Joshua joins NZSO National Youth Orchestra

25 Jun 2021

Joshua Hooker is making waves – sound waves!

The Year 11 will fly to Wellington on Sunday 27 June for a weeklong course with the NZSO, as a member of the 2021 National Youth Orchestra. First up will be a seating audition to determine the ranking of the first violins, and then begins the hard work before the whole orchestra is flown to Auckland for a livestream concert in the Auckland Town Hall on 2 July. Nine days later the NYO will partner with the NZSO again for a second concert in Wellington’s Michael Fowler Centre.

“The programme we’re going to play is especially exciting because it not only includes Shostakovich’s Symphony No 7 Leningrad, but we will also be premiering a new piece, Ngā Hihi o Matariki, by Gareth Farr.”

Shostakovich is one of the 15-year-old’s favourite composers, and he wrote the symphony under Stalin’s rule during the siege of Leningrad during World War II.

“The thing is how he could write music the way he has, while under the heavy grip of totalitarianism.

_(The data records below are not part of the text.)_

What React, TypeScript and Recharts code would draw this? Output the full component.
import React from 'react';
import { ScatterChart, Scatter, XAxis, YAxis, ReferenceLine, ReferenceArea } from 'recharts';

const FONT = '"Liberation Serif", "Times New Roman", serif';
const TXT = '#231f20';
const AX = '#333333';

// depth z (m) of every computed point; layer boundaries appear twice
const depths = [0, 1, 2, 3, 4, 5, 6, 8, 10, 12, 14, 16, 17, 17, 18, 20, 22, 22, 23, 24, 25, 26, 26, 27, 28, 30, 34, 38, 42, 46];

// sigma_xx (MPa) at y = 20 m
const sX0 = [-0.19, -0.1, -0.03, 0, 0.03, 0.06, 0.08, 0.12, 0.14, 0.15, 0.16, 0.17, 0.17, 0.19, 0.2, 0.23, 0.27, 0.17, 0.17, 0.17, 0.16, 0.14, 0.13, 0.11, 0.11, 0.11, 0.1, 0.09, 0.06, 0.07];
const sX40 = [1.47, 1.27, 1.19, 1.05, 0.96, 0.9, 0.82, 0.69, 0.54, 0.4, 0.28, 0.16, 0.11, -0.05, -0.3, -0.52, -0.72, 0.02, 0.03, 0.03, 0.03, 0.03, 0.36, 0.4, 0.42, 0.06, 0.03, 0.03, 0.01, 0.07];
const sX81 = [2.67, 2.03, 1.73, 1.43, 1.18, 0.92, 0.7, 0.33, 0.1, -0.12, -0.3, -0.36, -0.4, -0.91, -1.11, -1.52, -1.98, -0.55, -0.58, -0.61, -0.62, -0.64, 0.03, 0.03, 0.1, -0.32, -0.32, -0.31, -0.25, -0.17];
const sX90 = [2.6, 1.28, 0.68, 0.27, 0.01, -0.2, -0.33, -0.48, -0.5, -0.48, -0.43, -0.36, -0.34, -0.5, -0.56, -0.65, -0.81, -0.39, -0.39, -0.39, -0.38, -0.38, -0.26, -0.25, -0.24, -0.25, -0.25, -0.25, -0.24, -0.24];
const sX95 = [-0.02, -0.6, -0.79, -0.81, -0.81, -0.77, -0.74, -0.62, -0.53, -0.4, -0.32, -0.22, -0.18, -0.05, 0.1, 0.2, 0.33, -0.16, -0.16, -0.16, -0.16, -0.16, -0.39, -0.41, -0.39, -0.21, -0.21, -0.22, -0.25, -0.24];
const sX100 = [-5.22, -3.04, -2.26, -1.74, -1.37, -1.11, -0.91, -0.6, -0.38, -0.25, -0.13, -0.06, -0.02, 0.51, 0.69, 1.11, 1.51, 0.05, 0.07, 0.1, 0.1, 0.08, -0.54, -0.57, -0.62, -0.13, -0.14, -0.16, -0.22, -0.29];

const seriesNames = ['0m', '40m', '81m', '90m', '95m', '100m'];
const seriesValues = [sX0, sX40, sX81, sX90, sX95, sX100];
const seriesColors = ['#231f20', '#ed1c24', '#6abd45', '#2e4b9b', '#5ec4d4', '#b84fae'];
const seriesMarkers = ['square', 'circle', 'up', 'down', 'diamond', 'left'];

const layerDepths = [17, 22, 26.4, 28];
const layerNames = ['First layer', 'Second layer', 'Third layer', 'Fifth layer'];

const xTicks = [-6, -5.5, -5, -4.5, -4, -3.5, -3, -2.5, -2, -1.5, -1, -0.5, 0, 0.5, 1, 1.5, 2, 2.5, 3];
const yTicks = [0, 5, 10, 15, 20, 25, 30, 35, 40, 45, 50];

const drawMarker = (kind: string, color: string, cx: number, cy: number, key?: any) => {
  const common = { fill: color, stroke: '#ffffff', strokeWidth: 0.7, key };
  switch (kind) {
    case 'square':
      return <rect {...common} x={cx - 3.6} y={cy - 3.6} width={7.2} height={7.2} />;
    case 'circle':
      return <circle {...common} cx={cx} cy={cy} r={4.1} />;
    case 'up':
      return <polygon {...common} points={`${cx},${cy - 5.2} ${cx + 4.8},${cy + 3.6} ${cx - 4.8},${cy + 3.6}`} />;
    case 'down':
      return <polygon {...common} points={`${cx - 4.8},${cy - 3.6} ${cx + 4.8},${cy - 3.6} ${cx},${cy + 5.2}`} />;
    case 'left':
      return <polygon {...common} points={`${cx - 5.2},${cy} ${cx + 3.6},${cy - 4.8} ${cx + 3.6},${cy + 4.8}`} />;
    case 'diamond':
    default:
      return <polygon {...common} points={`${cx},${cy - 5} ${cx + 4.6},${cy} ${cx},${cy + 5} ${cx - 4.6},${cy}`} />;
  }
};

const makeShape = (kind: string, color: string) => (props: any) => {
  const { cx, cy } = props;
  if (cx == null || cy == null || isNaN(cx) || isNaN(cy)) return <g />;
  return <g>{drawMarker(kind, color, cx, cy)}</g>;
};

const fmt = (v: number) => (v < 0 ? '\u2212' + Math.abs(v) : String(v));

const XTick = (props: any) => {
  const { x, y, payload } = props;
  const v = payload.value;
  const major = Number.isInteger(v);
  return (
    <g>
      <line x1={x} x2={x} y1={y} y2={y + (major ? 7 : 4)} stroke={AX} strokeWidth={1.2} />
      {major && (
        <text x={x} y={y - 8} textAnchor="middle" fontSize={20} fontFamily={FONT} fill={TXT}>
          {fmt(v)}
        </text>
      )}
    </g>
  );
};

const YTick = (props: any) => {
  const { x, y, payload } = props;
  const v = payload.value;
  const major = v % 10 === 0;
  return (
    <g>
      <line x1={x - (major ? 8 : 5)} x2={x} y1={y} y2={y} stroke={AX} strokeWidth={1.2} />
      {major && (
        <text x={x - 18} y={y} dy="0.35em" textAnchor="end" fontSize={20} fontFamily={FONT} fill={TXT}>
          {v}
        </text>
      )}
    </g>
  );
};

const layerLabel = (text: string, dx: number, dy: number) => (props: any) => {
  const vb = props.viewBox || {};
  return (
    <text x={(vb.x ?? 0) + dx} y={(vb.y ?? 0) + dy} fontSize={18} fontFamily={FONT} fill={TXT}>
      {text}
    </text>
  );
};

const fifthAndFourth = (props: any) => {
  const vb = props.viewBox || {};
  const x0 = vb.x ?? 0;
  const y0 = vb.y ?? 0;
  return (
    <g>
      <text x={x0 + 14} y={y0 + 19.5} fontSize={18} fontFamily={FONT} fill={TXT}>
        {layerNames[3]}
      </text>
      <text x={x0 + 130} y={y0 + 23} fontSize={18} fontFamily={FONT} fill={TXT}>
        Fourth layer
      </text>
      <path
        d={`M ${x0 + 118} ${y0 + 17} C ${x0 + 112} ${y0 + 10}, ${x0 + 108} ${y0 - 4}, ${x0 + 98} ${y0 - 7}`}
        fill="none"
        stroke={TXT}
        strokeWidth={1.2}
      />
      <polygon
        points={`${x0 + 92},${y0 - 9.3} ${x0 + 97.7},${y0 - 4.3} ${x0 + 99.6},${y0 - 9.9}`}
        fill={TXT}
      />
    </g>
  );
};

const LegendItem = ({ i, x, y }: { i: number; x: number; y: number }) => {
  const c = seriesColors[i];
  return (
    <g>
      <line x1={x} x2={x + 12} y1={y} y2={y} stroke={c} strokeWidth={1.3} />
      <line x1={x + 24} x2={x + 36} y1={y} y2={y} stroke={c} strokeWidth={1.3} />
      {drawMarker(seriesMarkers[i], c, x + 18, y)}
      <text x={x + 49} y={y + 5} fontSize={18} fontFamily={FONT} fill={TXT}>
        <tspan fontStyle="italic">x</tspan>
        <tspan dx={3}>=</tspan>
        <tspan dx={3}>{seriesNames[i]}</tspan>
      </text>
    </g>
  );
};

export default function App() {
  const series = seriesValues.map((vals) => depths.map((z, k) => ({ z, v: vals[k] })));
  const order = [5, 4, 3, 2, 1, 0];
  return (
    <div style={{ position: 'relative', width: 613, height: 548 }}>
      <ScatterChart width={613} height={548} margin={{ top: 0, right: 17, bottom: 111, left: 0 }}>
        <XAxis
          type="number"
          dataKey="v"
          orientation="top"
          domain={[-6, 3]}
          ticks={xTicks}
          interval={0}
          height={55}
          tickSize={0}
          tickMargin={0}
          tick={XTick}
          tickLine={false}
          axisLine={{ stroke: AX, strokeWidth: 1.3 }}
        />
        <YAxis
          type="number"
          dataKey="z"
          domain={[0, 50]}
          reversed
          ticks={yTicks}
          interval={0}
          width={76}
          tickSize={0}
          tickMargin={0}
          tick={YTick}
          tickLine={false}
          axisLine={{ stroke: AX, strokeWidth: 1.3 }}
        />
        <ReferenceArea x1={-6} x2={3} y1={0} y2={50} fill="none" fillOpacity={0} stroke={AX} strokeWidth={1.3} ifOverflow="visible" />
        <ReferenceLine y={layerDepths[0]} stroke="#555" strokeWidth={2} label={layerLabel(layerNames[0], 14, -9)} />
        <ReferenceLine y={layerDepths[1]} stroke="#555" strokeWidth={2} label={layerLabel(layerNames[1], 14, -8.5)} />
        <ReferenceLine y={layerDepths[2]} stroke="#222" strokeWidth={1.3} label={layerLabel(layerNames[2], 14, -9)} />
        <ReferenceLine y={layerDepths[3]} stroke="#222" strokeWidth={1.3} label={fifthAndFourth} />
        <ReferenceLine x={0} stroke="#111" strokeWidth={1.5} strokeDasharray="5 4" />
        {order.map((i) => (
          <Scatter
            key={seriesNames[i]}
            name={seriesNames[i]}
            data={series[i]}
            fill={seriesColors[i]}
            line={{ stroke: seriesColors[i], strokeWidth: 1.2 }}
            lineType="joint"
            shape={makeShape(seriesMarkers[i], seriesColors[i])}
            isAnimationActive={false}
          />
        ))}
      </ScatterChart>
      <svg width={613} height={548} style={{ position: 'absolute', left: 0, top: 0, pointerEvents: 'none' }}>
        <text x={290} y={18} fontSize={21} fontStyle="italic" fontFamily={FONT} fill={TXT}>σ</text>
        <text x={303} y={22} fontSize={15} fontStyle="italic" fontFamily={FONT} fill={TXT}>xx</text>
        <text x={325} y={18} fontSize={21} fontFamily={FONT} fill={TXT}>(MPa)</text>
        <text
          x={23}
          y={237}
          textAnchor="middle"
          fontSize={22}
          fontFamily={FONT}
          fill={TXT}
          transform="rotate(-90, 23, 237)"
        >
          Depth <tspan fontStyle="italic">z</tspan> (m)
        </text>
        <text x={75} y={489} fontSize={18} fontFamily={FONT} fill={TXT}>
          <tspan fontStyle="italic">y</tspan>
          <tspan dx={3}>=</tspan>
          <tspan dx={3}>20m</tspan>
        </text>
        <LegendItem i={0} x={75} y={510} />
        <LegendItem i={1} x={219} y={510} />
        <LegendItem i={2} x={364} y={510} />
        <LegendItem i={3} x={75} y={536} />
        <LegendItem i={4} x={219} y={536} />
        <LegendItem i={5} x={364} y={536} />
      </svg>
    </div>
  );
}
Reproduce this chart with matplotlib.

There are markers in the work which demonstrate the environment in which it was written, and which throw light on the way he felt about what was going on.”

At one hour 20 minutes in length, Leningrad is the longest symphony he wrote.

This isn’t the first time Joshua has played in the NZO National Youth Orchestra. He was a second violinist in 2020, but the experience was tempered by Covid-19 and while the group’s proposed concerts were scuttled in July last year, it eventually performed in December.

It’s all fascinating background experience for this young musician who started violin as a five or six-year- old – learning via the Suzuki method – and a year later took up piano.

These days Joshua says he is a violinist first and foremost, having been selected twice for the NZ Secondary Schools’ Orchestra, and as concert master of the 2018 Christchurch Schools’ Music Festival.

He spends an hour a day on each instrument during school holidays and alternates an hour a day on either violin or piano in term time.

Joshua came to College from Medbury School on a Somes Instrumental Scholarship, and is thriving on the music programme, including composition, under Director of Music Robert Aburn. He attained his ATCL in violin in Year 8 and in piano in Year 9. He has just finished recording his programme for his LTCL in piano.

A keen club swimmer, Joshua enjoys football in winter, reads scientific articles and regularly checks the news. His future will certainly include music.

“Music is what I enjoy doing. But there are other fields that I also find really interesting. At the moment, I’m undecided.”